Sunday, May 15, 2011

tony orrico

 This past semester I took a drawing class. Sure, I can draw a figure and a still life, but I've had trouble trying to figure out how to integrate drawing into my studio practice. So many people say it's a critical exercise for a sculptor, but even so... there a a number of ways to put it into practice. Some sculptors draw out their plans for sculptures. Others create finished drawings that are pieces on their own, still relating back to representations of their sculptures. But then there are artists who take a different approach to drawing. I think of the famed sculptor Richard Serra, who makes very process-based drawings, which I fine quite interesting. "Drawing is a verb" says Serra.

I really like this quote I found HERE that discusses my very dilemma...

"Process, and the trace of that process, are integral to drawing. The action used to make a mark becomes that mark. The drawing is an image of an action. The visual marks made by sound, the doing and undoing of a mark, the space of a mark, at their core all have the essence of an action.

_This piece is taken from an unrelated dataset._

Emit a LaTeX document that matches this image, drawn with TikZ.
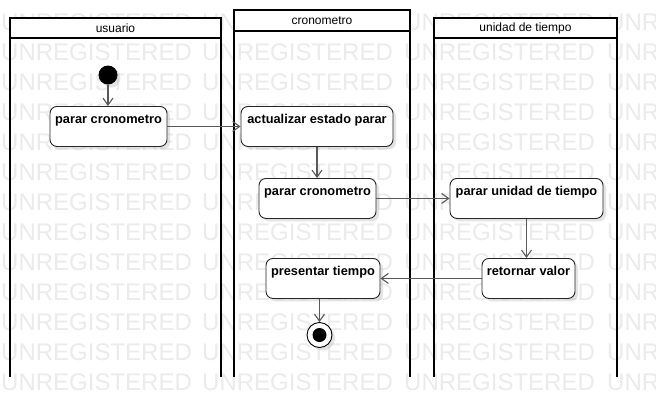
\documentclass[tikz,border=0pt]{standalone}
\usepackage{fontspec}
\setmainfont{Liberation Sans}
\usetikzlibrary{arrows.meta,shadows}
\begin{document}
\begin{tikzpicture}[x=1pt,y=-1pt,
  wm/.style={text=black!8, font=\fontsize{24}{24}\selectfont, anchor=base west, inner sep=0pt},
  lane/.style={draw=black, line width=1.8pt},
  hdr/.style={draw=black, line width=1.8pt, fill=white, anchor=north west, inner sep=0pt, outer sep=0pt, font=\fontsize{12}{14}\selectfont},
  act/.style={draw=black!85, line width=0.9pt, fill=white, rounded corners=7pt, anchor=north,
    inner xsep=0pt, inner ysep=0pt, text height=17pt, text depth=23pt,
    font=\bfseries\fontsize{12.8}{14}\selectfont,
    drop shadow={shadow xshift=3pt, shadow yshift=-3pt, fill=black!30, opacity=0.35}},
  flow/.style={draw=black!65, line width=1.1pt, -{Straight Barb[length=7pt,width=10pt]}}
]
\fill[white] (0,0) rectangle (656,418);
\useasboundingbox (0,0) rectangle (656,418);
% watermark
\foreach \r in {0,...,12}{
  \foreach \c/\xx in {0/1,1/202,2/404,3/607}{
    \node[wm] (wm-\r-\c) at (\xx,{30+30*\r}) {UNREGISTERED};
  }
}
% lanes
\node[hdr, minimum width=211pt, minimum height=20pt] (h1) at (10,18) {usuario};
\node[hdr, minimum width=176pt, minimum height=21pt] (h2) at (234,10) {cronometro};
\node[hdr, minimum width=183pt, minimum height=20pt] (h3) at (434,18) {unidad de tiempo};
\coordinate (b1l) at (10,377);  \coordinate (b1r) at (221,377);
\coordinate (b2l) at (234,377); \coordinate (b2r) at (410,377);
\coordinate (b3l) at (434,377); \coordinate (b3r) at (617,377);
\draw[lane] (h1.south west) -- (b1l);
\draw[lane] (h1.south east) -- (b1r);
\draw[lane] (h2.south west) -- (b2l);
\draw[lane] (h2.south east) -- (b2r);
\draw[lane] (h3.south west) -- (b3l);
\draw[lane] (h3.south east) -- (b3r);
% nodes
\node[circle, fill=black, minimum size=19pt, inner sep=0pt,
  drop shadow={shadow xshift=3pt, shadow yshift=-3pt, fill=black!30, opacity=0.35}] (start) at (108,75) {};
\node[act, minimum width=117pt] (u1) at (108.5,106) {parar cronometro};
\node[act, minimum width=152pt] (c1) at (317,106) {actualizar estado parar};
\node[act, minimum width=117pt] (c2) at (317.5,178) {parar cronometro};
\node[act, minimum width=153pt] (t1) at (526.5,178) {parar unidad de tiempo};
\node[act, minimum width=93pt] (t2) at (528.5,258) {retornar valor};
\node[act, minimum width=114pt] (c3) at (323,258) {presentar tiempo};
\node[circle, draw=black, line width=0.9pt, fill=white, minimum size=25pt, inner sep=0pt,
  drop shadow={shadow xshift=3pt, shadow yshift=-3pt, fill=black!30, opacity=0.35}] (end) at (319.5,335) {};
\node[circle, fill=black, minimum size=14pt, inner sep=0pt] (endin) at (end.center) {};
% flows
\draw[flow] (start) -- (start |- u1.north);
\draw[flow] (u1.east) -- (c1.west);
\draw[flow] (c1.south) -- (c1.south |- c2.north);
\draw[flow] (c2.east) -- (t1.west);
\draw[flow] (t1.south) -- (t1.south |- t2.north);
\draw[flow] (t2.west) -- (c3.east);
\draw[flow] (c3.south -| end.north) -- (end.north);
\end{tikzpicture}
\end{document}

A drawing and a sculpture, there is no clear line between the two. Some sculptures are three dimensional drawings. What begins as a drawing can become a sculptural object. A conversation develops between the two dimensional and the three dimensional. Materials used for making sculpture are used for drawing - so plastic tubing used within a sculpture is then dipped in ink and used as a drawing tool - and the sculpture and the drawing become part of each other. Discovering how an object draws itself is a way of understanding the essence of that object."

So, this this brings me to the drawings/performances of Tony Orrico, which have ignited this entire dialogue. I wish I had been exposed to these in drawing class. One day when I'm a grown-up (ha), if I ever have to opportunity to teach a drawing class (or some sort of special topics class), I would love to assign projects that are performative and process-based. The possibilities are endless, and the creative potential is without bounds. Check out these videos of Tony Orrico... they are utterly mesmerizing.

1 comment:

  1. the importance of drawing...
    thanks for the reminder, lauren. i'm not much of a "drawer". i don't mean to imply that i can't draw, because i can. as a painter, i just don't do it very often.
    we're seeing more abstract drawing these days, which of course gets my attention (and inspires me) much more than imaged-based works.
    so interesting, this concept of performance drawing. tony's work is fascinating.